The finalists for the 60,000 euro ($66,000) prize are Lyudmila Alekseyeva, an 88-year-old campaigner for human rights in Russia, the Afghan nongovernmental organization Women For Afghan Women, and the Balkan regional Youth Initiative for Human Rights.

Alekseyeva is a veteran human rights defender who joined the Soviet dissident movement in the 1960s before going on to become a founding member of the Moscow Helsinki Group.

Forced to emigrate from Russia to the United States in 1977, she returned to her homeland in 1989 to continue her work and became the president of the International Helsinki Foundation.

She is widely praised for fighting against repression for half a century, from the Soviet era to the presidency of Vladimir Putin.

Women for Afghan Women is the largest shelter-providing nongovernmental group in Afghanistan.

The group works in 11 Afghan provinces to protect the rights of disenfranchised Afghan women and girls.

It has assisted young women who have suffered mutilation, torture, attempted murder, and rape.

In addition to running shelters for women, the group also operates family guidance centers, children support centers, and reintegration centers for women leaving prison.

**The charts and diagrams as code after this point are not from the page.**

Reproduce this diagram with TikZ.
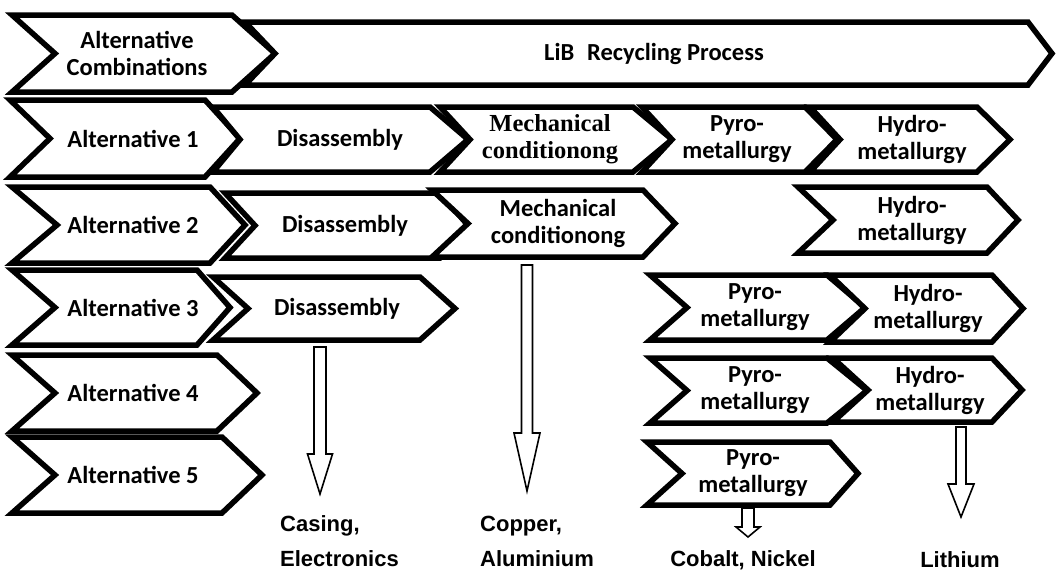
\documentclass[tikz,border=0pt]{standalone}
\usepackage{fontspec}
\setmainfont{Carlito}
\newfontfamily\labelfont{Liberation Sans}
\newfontfamily\seriffont{Liberation Serif}
\usetikzlibrary{calc}

\tikzset{
  chevline/.style={draw=black, fill=white, line width=5.5pt, line join=miter},
  chevtext/.style={font=\bfseries\fontsize{24.5}{27}\selectfont, align=center, inner sep=0pt},
  hollow/.style={draw=black, fill=white, line width=1.6pt, line join=miter},
  product/.style={font=\labelfont\bfseries\fontsize{22}{35}\selectfont, align=left, inner sep=0pt},
}

% #1 name, #2 left x, #3 notch x, #4 corner x, #5 tip x, #6 top y, #7 bottom y, #8 text x, #9 text
\newcommand\chev[9]{%
  \draw[chevline] (#2,#6) -- (#4,#6) -- (#5,{(#6+#7)/2}) -- (#4,#7) -- (#2,#7)
    -- (#3,{(#6+#7)/2}) -- cycle;
  \node[chevtext] (#1) at (#8,{(#6+#7)/2}) {#9};
}

% hollow block arrow: #1 start, #2 tip, #3 shaft half width, #4 head half width, #5 head length
\newcommand\blockarrow[5]{%
  \draw[hollow] let \p1=(#1), \p2=(#2) in
    (\x1-#3pt,\y1) -- (\x1-#3pt,\y2+#5pt) -- (\x1-#4pt,\y2+#5pt) -- (\x2,\y2)
    -- (\x1+#4pt,\y2+#5pt) -- (\x1+#3pt,\y2+#5pt) -- (\x1+#3pt,\y1) -- cycle;
}

\begin{document}
\begin{tikzpicture}[x=1pt,y=-1pt]
\useasboundingbox[fill=white] (0,0) rectangle (1057,573);

% header
\chev{comb}{12}{55}{232}{275}{15}{92}{137}{Alternative\\Combinations}
\chev{lib}{245}{275}{1028}{1052}{22}{85}{654}{LiB\hspace{0.3em} Recycling Process}

% alternatives column
\chev{alt1}{10}{50}{205}{240}{100}{177}{133}{Alternative 1}
\chev{alt2}{12}{57}{210}{245}{187}{263}{133}{Alternative 2}
\chev{alt3}{12}{55}{197}{230}{270}{345}{133}{Alternative 3}
\chev{alt4}{12}{55}{217}{257}{355}{431}{133}{Alternative 4}
\chev{alt5}{12}{55}{222}{262}{437}{513}{133}{Alternative 5}

% alternative 1
\chev{dis1}{213}{240}{430}{468}{107}{172}{340}{Disassembly}
\chev{mech1}{440}{470}{633}{672}{107}{172}{550}{\seriffont Mechanical\\\seriffont conditionong}
\chev{pyro1}{642}{672}{805}{837}{107}{172}{737}{Pyro-\\metallurgy}
\chev{hydro1}{810}{840}{977}{1010}{107}{172}{912}{Hydro-\\metallurgy}

% alternative 2
\chev{dis2}{225}{255}{440}{468}{193}{258}{345}{Disassembly}
\chev{mech2}{432}{468}{643}{675}{190}{257}{558}{Mechanical\\conditionong}
\chev{hydro2}{798}{833}{987}{1018}{187}{253}{912}{Hydro-\\metallurgy}

% alternative 3
\chev{dis3}{213}{248}{420}{455}{277}{340}{337}{Disassembly}
\chev{pyro3}{650}{687}{827}{865}{275}{340}{755}{Pyro-\\metallurgy}
\chev{hydro3}{830}{865}{992}{1023}{275}{342}{928}{Hydro-\\metallurgy}

% alternative 4
\chev{pyro4}{650}{687}{827}{867}{358}{423}{755}{Pyro-\\metallurgy}
\chev{hydro4}{833}{868}{992}{1022}{358}{422}{930}{Hydro-\\metallurgy}

% alternative 5
\chev{pyro5}{647}{682}{830}{858}{442}{505}{753}{Pyro-\\metallurgy}

% recovered products
\node[product, anchor=west] (casing) at (280,541) {Casing,\\Electronics};
\node[product, anchor=west] (copper) at (480,541) {Copper,\\Aluminium};
\node[product] (cobalt) at (743,560) {Cobalt, Nickel};
\node[product] (lithium) at (960,560) {Lithium};

% output arrows
\coordinate (casing-from) at (320,347);
\coordinate (casing-to) at (320,494);
\coordinate (copper-from) at (527,265);
\coordinate (copper-to) at (527,491);
\coordinate (cobalt-from) at (748,508);
\coordinate (cobalt-to) at (748,537);
\coordinate (lithium-from) at (961,427);
\coordinate (lithium-to) at (961,517);

\blockarrow{casing-from}{casing-to}{6}{12.5}{40}
\blockarrow{copper-from}{copper-to}{5.5}{13}{58}
\blockarrow{cobalt-from}{cobalt-to}{6}{12}{10}
\blockarrow{lithium-from}{lithium-to}{5}{13}{33}
\end{tikzpicture}
\end{document}
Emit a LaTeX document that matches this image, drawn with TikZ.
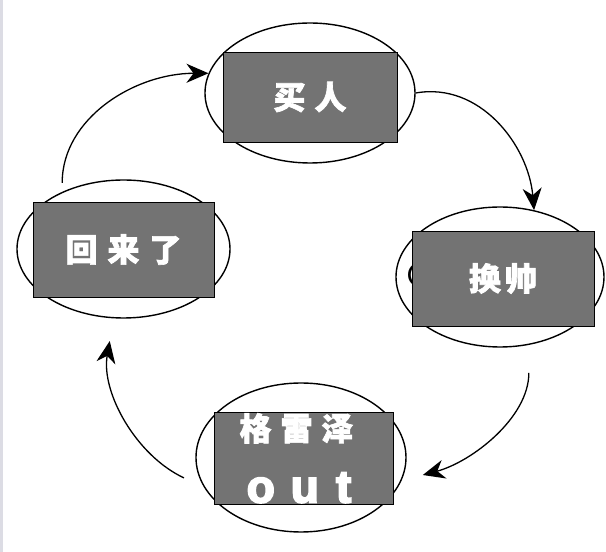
\documentclass[tikz,border=0pt]{standalone}
\usepackage{fontspec}
\newfontfamily\cjk{Noto Sans CJK SC}[BoldFeatures={FakeBold=2}]
\newfontfamily\latn{Liberation Sans}[BoldFeatures={FakeBold=4}]
\usetikzlibrary{shapes.geometric, arrows.meta}
\definecolor{boxgray}{RGB}{115,115,115}
\definecolor{edgegray}{RGB}{220,220,228}
\begin{document}
\begin{tikzpicture}[x=1pt, y=1pt,
    ring/.style={draw, line width=1.4pt, ellipse, inner sep=0pt},
    card/.style={draw, line width=0.8pt, fill=boxgray, text=white, inner sep=0pt,
        font={\cjk\bfseries\fontsize{32}{38}\selectfont}},
    flow/.style={line width=1.3pt, arrows={-Stealth[length=22pt, width=19pt, inset=7pt]}}]
    \useasboundingbox (0,0) rectangle (606,552);
    \fill[edgegray] (0,0) rectangle (2.5,552);

    \node[ring, minimum width=210pt, minimum height=140pt] (mai) at (310,459) {};
    \node[ring, minimum width=208pt, minimum height=140pt] (huan) at (500,275) {};
    \node[ring, minimum width=210pt, minimum height=149pt] (gelei) at (301,94.5) {};
    \node[ring, minimum width=213pt, minimum height=138pt] (hui) at (123.5,303) {};

    \node[anchor=west, font={\sffamily\fontsize{33}{38}\selectfont}] (hid) at (403,277) {C};

    \draw[flow, shorten <=9pt] (hui.137) to[out=90, in=180] (mai.169);
    \draw[flow] (mai.east) to[out=10, in=95] (huan.63);
    \draw[flow, shorten <=28pt, shorten >=22pt] (huan.-67) to[out=-90, in=15] (gelei.-13);
    \draw[flow, shorten <=22pt, shorten >=23pt] (gelei.-163) to[out=155, in=-100] (hui.-98);

    \node[card, minimum width=174pt, minimum height=90pt] (maibox) at (310,455) {买\hspace{9pt}人};
    \node[card, minimum width=182pt, minimum height=95pt] (huanbox) at (503,273.5) {\raisebox{3pt}{换\hspace{4pt}帅}};
    \node[card, minimum width=181pt, minimum height=95pt] (huibox) at (123.5,302.5) {\raisebox{3pt}{回\hspace{10pt}来\hspace{10pt}了}};
    \node[card, align=center, minimum width=179pt, minimum height=92pt] (geleibox) at (303.5,94)
        {格\hspace{9pt}雷\hspace{9pt}泽\hspace*{14pt}\\[24pt]{\latn\bfseries\fontsize{46}{50}\selectfont o\hspace{16pt}u\hspace{17pt}t}\hspace*{9pt}};
\end{tikzpicture}
\end{document}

The Youth Initiative for Human Rights works to reestablish bonds between young people with different ethnic and religious backgrounds in the Balkans.

Its goals include helping rights activists in isolated communities, encouraging dialogue on human rights, and working to rebuild mutual trust between communities in the Balkans.

The group has projects aimed at protecting the victims of human rights abuses.

It also promotes transitional justice -- a set of legal and social measures aimed at redressing the legacies of massive human rights abuses that were committed during the Balkan Wars of the 1990s.

The three nominees have been invited to attend a ceremony at which the winner will be announced as PACE opens its autumn session on September 28 in Strasbourg, France.

PACE President Anne Basseur chairs the selection panel, which also includes six independent human rights experts.

Basseur said in Prague on August 25 that the panel was "deeply impressed by the courage and dedication of all three" shortlisted nominees, noting that they all work in "very difficult conditions."

Named after the late Czech President Vaclav Havel, the award is now in its third year.

It is sponsored by PACE, the Czech government, the Vaclav Havel Library in Prague, and the Charter 77 Foundation.

The 2014 Vaclav Havel Human Rights Prize was awarded to Azerbaijani human rights activist Anar Mammadli, who is serving a 5 ½ year prison sentence in Baku on corruption and tax evasion charges after criticizing Azerbaijan's 2013 presidential election.

The 2013 prize went to Belarusian human rights activist Ales Byalyatski.

Byalyatski spent nearly three years in a Belarusian prison on tax evasion charges before his unexpected early release in 2014.

International rights groups say the charges against Mammadli and Byalyatski were politically motivated.